OBJECTIVE: In the data below, find every line that has the string "matplotlib", and copy it.

GIVEN INFORMATION:

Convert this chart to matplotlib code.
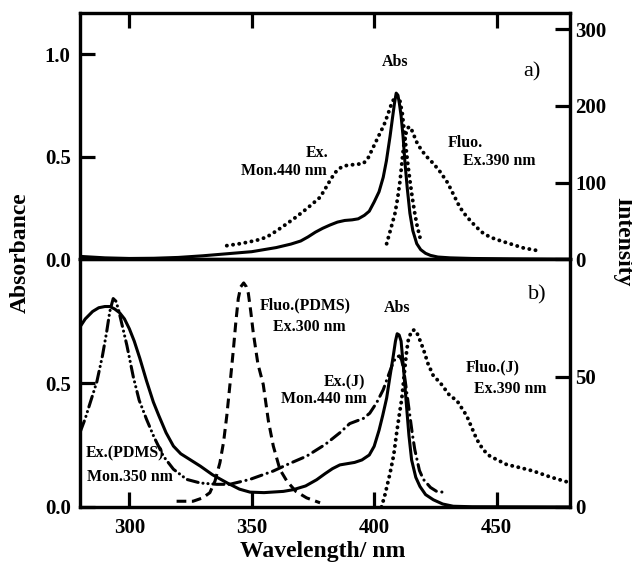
import matplotlib
matplotlib.use("Agg")
import matplotlib.pyplot as plt

plt.rcParams['font.family'] = ['Liberation Serif', 'DejaVu Serif']
plt.rcParams['font.weight'] = 'bold'
plt.rcParams['lines.scale_dashes'] = False
plt.rcParams['lines.solid_joinstyle'] = 'round'
plt.rcParams['lines.dash_joinstyle'] = 'round'

# ---------------- data (a) ----------------
abs_a_wl = [280, 290, 300, 310, 320, 330, 340, 350, 360, 366, 370, 373, 376, 379, 382, 385,
            388, 391, 393.5, 396, 398, 400, 402, 403.7, 405, 406.5, 407.5, 408.3, 409,
            409.7, 410.3, 411, 411.8, 412.6, 413.5, 414.6, 415.8, 417.4, 419, 421, 423, 426,
            431, 440, 455, 480]
abs_a_val = [0.015, 0.008, 0.005, 0.006, 0.01, 0.018, 0.028, 0.038, 0.058, 0.075, 0.09, 0.11,
             0.133, 0.152, 0.168, 0.182, 0.19, 0.193, 0.198, 0.215, 0.235, 0.28, 0.33, 0.40,
             0.48, 0.60, 0.69, 0.76, 0.81, 0.80, 0.76, 0.70, 0.60, 0.47, 0.35, 0.225, 0.14,
             0.077, 0.048, 0.03, 0.02, 0.012, 0.008, 0.005, 0.003, 0.001]

ex_a_wl = [339.8, 346, 352, 356, 360, 364.3, 368, 372.4, 375, 377.9, 380, 382, 384, 386, 388,
           390, 393, 395.6, 397.5, 399.6, 402, 404, 405.5, 407, 408.5, 409.5, 410.5, 411.5,
           412.6, 413.6, 414.6, 415.6, 416.6, 417.6, 418.7]
ex_a_val = [18, 21, 25, 29, 37, 46.5, 55, 66, 73, 81, 92, 103, 113, 119, 122, 123, 124, 125,
            132, 146, 162, 175, 188, 202, 212, 213, 207, 190, 158, 128, 103, 80, 60, 43, 29]

fl_a_wl = [405.1, 406.8, 408.5, 409.6, 410.6, 411.3, 412, 412.8, 413.6, 414.5, 415.3, 416.2,
           417.5, 419.4, 422, 424.2, 427, 430, 432.5, 435, 437.5, 440, 442.5, 444.6, 447.5,
           450, 455.5, 461, 467.7]
fl_a_val = [20.5, 40, 60, 80, 103, 125, 146, 162, 171, 173, 169, 162, 152, 142, 132, 125, 114,
            100, 84, 68, 57, 48, 40, 34, 29, 26, 20.5, 15, 11]

# ---------------- data (b) ----------------
abs_b_wl = [280, 282, 285, 287.5, 290, 292, 294, 296, 298, 300, 302, 304.3, 307, 309.8, 312,
            315, 318, 321, 325, 329, 334, 340, 345, 349.3, 355, 362.9, 367, 372, 376.5, 380,
            383, 386, 389, 392, 395, 398, 400, 402, 403.5, 405.1, 406.5, 407.8, 408.7, 409.4,
            410.2, 411, 412, 413.2, 414.2, 415.3, 417, 418.7, 421, 424.2, 428, 432.3, 440,
            480]
abs_b_val = [0.73, 0.76, 0.79, 0.805, 0.81, 0.81, 0.80, 0.785, 0.76, 0.72, 0.67, 0.60, 0.51,
             0.424, 0.37, 0.30, 0.246, 0.215, 0.19, 0.165, 0.13, 0.097, 0.072, 0.06, 0.058,
             0.063, 0.07, 0.085, 0.11, 0.135, 0.155, 0.17, 0.175, 0.18, 0.19, 0.21, 0.245,
             0.31, 0.37, 0.44, 0.53, 0.61, 0.67, 0.70, 0.695, 0.67, 0.56, 0.41, 0.29, 0.19,
             0.12, 0.083, 0.05, 0.029, 0.012, 0.003, 0.001, 0.0]

expdms_wl = [280, 282, 284, 286.7, 289, 290.7, 292, 293.4, 294.5, 295.5, 297, 299, 301.6,
             304, 307, 310, 313.9, 318, 323.4, 329, 335.7, 341]
expdms_val = [29, 34, 40, 48, 58, 67, 75, 80, 79, 76, 70, 62, 50, 41, 33.7, 27, 19.5, 14.5,
              10.6, 9.2, 8.7, 8.7]

exj_wl = [341, 349.3, 358.8, 365, 372.4, 380, 386, 390, 395.6, 398.2, 401, 403.7, 406,
          407.8, 409, 410.3, 411.2, 412, 412.6, 413.6, 414.6, 415.6, 416.6, 418.5, 420.1,
          423, 425.5, 429.6]
exj_val = [8.7, 10.6, 13.8, 16.5, 19.5, 24, 28.5, 32, 34, 36, 40, 45, 51, 55.5, 57.5, 58,
           56.5, 53, 49, 42, 35, 28, 22, 14, 10.6, 7.5, 6, 5.5]

flpdms_wl = [319.3, 326, 330, 332.9, 335, 337, 338.5, 339.8, 341.2, 342.5, 343.5, 344.5,
             345.5, 346.7, 347.8, 348.6, 349.6, 350.6, 352.5, 354.7, 356.8, 358.8, 361.5,
             364.3, 368, 372.4, 377.9]
flpdms_val = [2.2, 2.2, 3.5, 5.5, 10, 17, 25, 35, 48, 60.5, 71, 80, 84.5, 86, 84.5, 82, 75,
              67, 55, 47, 33, 23.4, 14.4, 10, 6, 3.5, 1.6]

flj_wl = [403, 404.5, 406.5, 408, 409.2, 410.2, 411.2, 412, 412.6, 413.3, 414, 415.3, 416.5,
          417.4, 418.7, 420.1, 422, 424.2, 426.9, 431, 433.7, 437.8, 441.9, 444.5, 447.3,
          454.1, 460, 465, 472, 480]
flj_val = [0, 5, 13, 20, 28.5, 35, 41, 48, 54, 60, 64.4, 67.6, 68, 67, 64, 60.6, 55, 50.3,
           47.8, 42.6, 41, 35, 26, 22, 19.5, 16.3, 15, 13.8, 11.5, 9.3]

xticks = [300, 350, 400, 450]

# ---------------- styles ----------------
LW = 2.2
SPW = 2.3
dot = (0, (0.1, 4.4))
dash = (0, (7, 4))
dashdot = (0, (8, 4, 0.1, 4))
dashdotdot = (0, (8, 3.5, 0.1, 3.5, 0.1, 3.5))

fig = plt.figure(figsize=(6.32, 5.63), dpi=100)
L, R = 0.1272, 0.9019
top_t, mid, bot_b = 0.9769, 0.5391, 0.0995
axA = fig.add_axes([L, mid, R - L, top_t - mid])
axB = fig.add_axes([L, bot_b, R - L, mid - bot_b])
axA2 = axA.twinx()
axB2 = axB.twinx()

for ax in (axA, axB, axA2, axB2):
    for s in ax.spines.values():
        s.set_linewidth(SPW)
    ax.set_xlim(280, 480)

tick_kw = dict(direction='in', length=11, width=SPW, labelsize=15)

# top panel
axA.set_ylim(0, 1.2)
axA.set_yticks([0.0, 0.5, 1.0])
axA.set_yticklabels(['0.0', '0.5', '1.0'])
axA.set_xticks(xticks)
axA.tick_params(axis='x', top=True, bottom=False, labelbottom=False, labeltop=False,
                **tick_kw)
axA.tick_params(axis='y', left=True, right=False, pad=7, **tick_kw)
axA2.set_ylim(0, 321)
axA2.set_yticks([0, 100, 200, 300])
axA2.tick_params(axis='y', right=True, pad=4, **tick_kw)
axA2.tick_params(axis='x', top=False, bottom=False, labelbottom=False)

axA.plot(abs_a_wl, abs_a_val, color='black', lw=LW, solid_capstyle='round')
axA2.plot(ex_a_wl, ex_a_val, color='black', lw=LW + 0.6, linestyle=dot,
          dash_capstyle='round')
axA2.plot(fl_a_wl, fl_a_val, color='black', lw=LW + 0.6, linestyle=dot,
          dash_capstyle='round')

# bottom panel
axB.set_ylim(0, 1.0)
axB.set_yticks([0.0, 0.5])
axB.set_yticklabels(['0.0', '0.5'])
axB.set_xticks(xticks)
axB.set_xticklabels([str(v) for v in xticks])
axB.tick_params(axis='x', top=False, bottom=True, pad=8, **tick_kw)
axB.tick_params(axis='y', left=True, right=False, pad=7, **tick_kw)
axB2.set_ylim(0, 95)
axB2.set_yticks([0, 50])
axB2.tick_params(axis='y', right=True, pad=4, **tick_kw)
axB2.tick_params(axis='x', top=False, bottom=False, labelbottom=False)

axB.plot(abs_b_wl, abs_b_val, color='black', lw=LW, solid_capstyle='round')
axB2.plot(expdms_wl, expdms_val, color='black', lw=LW, linestyle=dashdotdot,
          dash_capstyle='round')
axB2.plot(exj_wl, exj_val, color='black', lw=LW, linestyle=dashdot,
          dash_capstyle='round')
axB2.plot(flpdms_wl, flpdms_val, color='black', lw=LW, linestyle=dash)
axB2.plot(flj_wl, flj_val, color='black', lw=LW + 0.6, linestyle=dot,
          dash_capstyle='round')

for ax in (axA, axB, axA2, axB2):
    for lab in ax.get_xticklabels() + ax.get_yticklabels():
        lab.set_fontweight('bold')

# annotations
fs = 11.4
def txt(ax, x, y, s, ha='left', size=fs, weight='bold'):
    ax.text(x, y, s, transform=ax.transAxes, ha=ha, va='center', fontsize=size,
            fontweight=weight)

txt(axA, 0.6426, 0.801, 'Abs', ha='center')
txt(axA, 0.922, 0.760, 'a)', ha='center', size=16, weight='normal')
txt(axA, 0.5057, 0.431, 'Ex.', ha='right')
txt(axA, 0.5035, 0.358, 'Mon.440 nm', ha='right')
txt(axA, 0.7507, 0.4715, 'Fluo.')
txt(axA, 0.7815, 0.398, 'Ex.390 nm')

txt(axB, 0.3668, 0.815, 'Fluo.(PDMS)')
txt(axB, 0.394, 0.727, 'Ex.300 nm')
txt(axB, 0.5813, 0.504, 'Ex.(J)', ha='right')
txt(axB, 0.585, 0.437, 'Mon.440 nm', ha='right')
txt(axB, 0.0114, 0.217, 'Ex.(PDMS)')
txt(axB, 0.0128, 0.123, 'Mon.350 nm')
txt(axB, 0.6477, 0.804, 'Abs', ha='center')
txt(axB, 0.934, 0.858, 'b)', ha='center', size=16, weight='normal')
txt(axB, 0.7876, 0.565, 'Fluo.(J)')
txt(axB, 0.8045, 0.478, 'Ex.390 nm')

fig.text(0.032, 0.552, 'Absorbance', rotation=90, ha='center', va='center',
         fontsize=17, fontweight='bold')
fig.text(0.985, 0.570, 'Intensity', rotation=-90, ha='center', va='center',
         fontsize=17, fontweight='bold')
fig.text(0.51, 0.02, 'Wavelength/ nm', ha='center', va='center',
         fontsize=17, fontweight='bold')

fig.savefig('out.png', dpi=100)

FINISHED EXERCISE:
Convert this chart to matplotlib code.
import matplotlib
matplotlib.use("Agg")
import matplotlib.pyplot as plt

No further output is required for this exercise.